Cerdos, en cambio, sí había. Y gallinas. Y ya tenemos aquí los huevos con tocino, sabrosísimo precedente de los por lo general tristes huevos con beicon de los desayunos hoteleros. Huevos fritos con torreznos... Su sola mención hace que la boca se haga agua. Unos buenos torreznos, de exterior agradablemente crujiente, pero con un interior jugoso, siguen siendo una delicia, sea con huevos sea con esas patatas machacadas con añadido de pimentón que en muchos sitios llaman “revolconas”.

¿Quién que tenga la edad suficiente no recuerda el cocido familiar de su infancia? El tocino, generalmente blanco, más que entreverado, solía dejarse para el final, junto con el tuétano de los huesos de caña, maravilla desterrada de nuestra dieta tras el problema de las “vacas locas”. Aplastar a un tiempo tocino y tuétano con un trozo de pan era un placer casi insuperable, era el último y para muchos el mejor bocado de ese cocido. Pero la modernidad estuvo a punto de darle un golpe de muerte al tocino. Se anatematizó al cerdo por razones dietéticas y, dentro de esa excomunión, el tocino, grasa animal por antonomasia, se llevó la peor parte. Lo cambiamos por tristes lonchas de beicon, por influencia anglosajona. Y no era lo mismo, qué iba a serlo. Pero... por fortuna, vuelve el tocino, aunque ahora le demos el nombre de la porción anatómica porcina de la que proviene. Algunos de nuestros más grandes cocineros, de los que vuelcan su trabajo en la cocina más que en los medios, se dieron cuenta de que, para empezar, el tocino con hebra está riquísimo y, encima, es una materia prima relativamente barata. Añadan a ello el avance de las técnicas culinarias, que hacen posible una cocción prolongada a baja temperatura que, literalmente, confita el tocino en su propia grasa, y verán que tiene mucha lógica esta resurrección del tocino.

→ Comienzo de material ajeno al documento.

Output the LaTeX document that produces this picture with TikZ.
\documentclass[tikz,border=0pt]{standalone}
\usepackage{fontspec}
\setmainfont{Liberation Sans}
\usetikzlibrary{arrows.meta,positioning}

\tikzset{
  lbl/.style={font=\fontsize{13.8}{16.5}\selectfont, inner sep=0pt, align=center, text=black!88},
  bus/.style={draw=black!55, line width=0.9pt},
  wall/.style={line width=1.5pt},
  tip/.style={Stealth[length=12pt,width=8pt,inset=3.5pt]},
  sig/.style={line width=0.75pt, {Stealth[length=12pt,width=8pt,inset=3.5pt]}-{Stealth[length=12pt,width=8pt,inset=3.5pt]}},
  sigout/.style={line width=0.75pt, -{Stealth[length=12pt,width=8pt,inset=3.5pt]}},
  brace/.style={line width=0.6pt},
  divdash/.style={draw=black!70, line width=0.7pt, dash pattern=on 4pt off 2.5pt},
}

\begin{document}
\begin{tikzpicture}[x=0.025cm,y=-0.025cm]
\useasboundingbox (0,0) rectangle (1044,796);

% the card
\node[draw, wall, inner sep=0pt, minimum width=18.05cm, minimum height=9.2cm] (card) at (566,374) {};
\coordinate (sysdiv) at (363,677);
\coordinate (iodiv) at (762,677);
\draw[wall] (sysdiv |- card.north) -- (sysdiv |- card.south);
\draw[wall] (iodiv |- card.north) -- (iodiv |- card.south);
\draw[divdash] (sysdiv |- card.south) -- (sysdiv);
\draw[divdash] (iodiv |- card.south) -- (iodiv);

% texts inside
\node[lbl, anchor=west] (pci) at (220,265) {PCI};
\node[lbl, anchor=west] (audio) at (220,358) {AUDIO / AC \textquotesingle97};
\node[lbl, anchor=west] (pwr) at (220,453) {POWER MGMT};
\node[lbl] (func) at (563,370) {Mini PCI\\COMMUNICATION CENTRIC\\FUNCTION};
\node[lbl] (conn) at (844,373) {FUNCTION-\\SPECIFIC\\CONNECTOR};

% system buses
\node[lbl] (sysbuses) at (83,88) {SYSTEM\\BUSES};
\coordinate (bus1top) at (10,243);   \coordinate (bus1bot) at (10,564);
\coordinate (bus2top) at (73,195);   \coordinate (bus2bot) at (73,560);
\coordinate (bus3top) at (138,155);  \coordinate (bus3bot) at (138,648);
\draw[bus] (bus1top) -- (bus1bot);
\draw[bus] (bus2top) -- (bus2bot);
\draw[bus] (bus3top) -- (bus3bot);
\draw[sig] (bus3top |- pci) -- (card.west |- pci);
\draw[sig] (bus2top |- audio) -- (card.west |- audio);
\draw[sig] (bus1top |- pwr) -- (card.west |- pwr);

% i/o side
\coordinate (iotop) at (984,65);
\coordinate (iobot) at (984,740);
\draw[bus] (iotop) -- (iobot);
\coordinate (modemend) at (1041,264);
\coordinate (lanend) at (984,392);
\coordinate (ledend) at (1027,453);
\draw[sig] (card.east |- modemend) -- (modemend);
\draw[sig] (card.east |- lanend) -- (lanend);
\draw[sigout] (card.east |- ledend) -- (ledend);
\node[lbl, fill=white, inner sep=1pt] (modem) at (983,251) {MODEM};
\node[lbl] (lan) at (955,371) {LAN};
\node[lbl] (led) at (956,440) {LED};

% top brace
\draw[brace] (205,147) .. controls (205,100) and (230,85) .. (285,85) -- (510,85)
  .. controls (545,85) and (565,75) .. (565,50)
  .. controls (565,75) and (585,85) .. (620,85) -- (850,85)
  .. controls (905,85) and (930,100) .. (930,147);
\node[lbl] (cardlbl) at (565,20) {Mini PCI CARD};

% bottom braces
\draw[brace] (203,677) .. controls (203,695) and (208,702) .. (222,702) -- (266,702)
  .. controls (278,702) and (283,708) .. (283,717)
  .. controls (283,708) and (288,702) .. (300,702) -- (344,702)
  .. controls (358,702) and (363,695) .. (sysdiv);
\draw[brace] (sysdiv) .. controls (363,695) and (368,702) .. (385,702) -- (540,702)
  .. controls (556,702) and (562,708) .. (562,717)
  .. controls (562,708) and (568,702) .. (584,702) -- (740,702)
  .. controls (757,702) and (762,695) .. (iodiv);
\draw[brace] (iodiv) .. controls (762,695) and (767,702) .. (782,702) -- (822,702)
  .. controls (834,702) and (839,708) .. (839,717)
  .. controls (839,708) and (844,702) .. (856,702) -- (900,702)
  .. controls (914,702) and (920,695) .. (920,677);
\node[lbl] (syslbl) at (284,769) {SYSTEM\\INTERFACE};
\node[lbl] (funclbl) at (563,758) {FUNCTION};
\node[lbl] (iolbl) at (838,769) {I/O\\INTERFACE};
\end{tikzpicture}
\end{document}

Cómo olvidar la memorable ocasión en la que Santi Santamaría, en su restaurante de Sant Celoni, me puso delante un plato consistente en una papada de cerdo cuya grasa seguía siendo tocino, sí, pero tocino de cielo, bien veteado de sabrosísimas hebras carnosas, coronado el conjunto por una dorada y crujiente lámina de la piel de la propia pieza, que una vez superada su inicial resistencia al diente acababa por fundirse en la boca... Era época de trufas, y Santi sirvió al lado un magnífico ejemplar de Tuber melanosporum, nuestra trufa de siempre, la negra, que hubiera hecho las delicias del protagonista del plato si se la hubiera encontrado antes. O la no menos inolvidable en la que, en Igueldo, Pedro Subijana nos deleitó con un plato cuya materia principal era la panceta, en este caso salada, también sometida a un proceso de “confitado” lento y mimoso, maravillosa combinación de sabores y texturas que venía escoltada por una sencilla guarnición de mínimas lentejas aliñadas con una suavísima vinagreta... Hay más experiencias en este sentido, pero como muestra valgan esos dos botones que ponen de manifiesto cómo, con ciencia y dominio de la técnica, amén de muchísimo sentido común, de lo aparentemente más rústico pueden nacer platos de altísima cocina.

Altísima cocina, pero con sabores de siempre, sabores conocidos, amigos, que uno almacena cuidadosamente en su memoria y que esa sabia utilización de los avances técnicos es capaz de devolver a la gloria que nunca debieron abandonar. Es, claro, fundamental la buena selección de las materias primas; afortunadamente, lo que ya no es más que un recuerdo son aquellos tocinos tan rancios que resultaban incomibles.

El tocino, el vilipendiado tocino, conoce así un nuevo Siglo de Oro. Recordemos que en el Siglo de Oro español, “tocino” era sinónimo de “cerdo”. Y que comer tocino en público era la mejor —y, desde luego, la más sabrosa— forma de demostrar que el interesado era cristiano viejo, condición por entonces indispensable para evitarse muy molestas complicaciones con el Santo Oficio. Porque no hay alimentos “rústicos”: todos son susceptibles de un tratamiento culinario que, aligerándolos de esa aparente condición “villana”, ponga de manifiesto sólo sus virtudes y los convierta en platos que a su condición de deliciosos añaden una elegancia que sólo esperaba, como el arpa de Bécquer, una mano experta que supiera mostrarla.

A lo mejor, quién sabe, el tocino acaba por encontrar un lugar hasta en la tan publicitada y confusa “dieta mediterránea”. Se lo merece: por gratitud histórica... y por virtudes propias.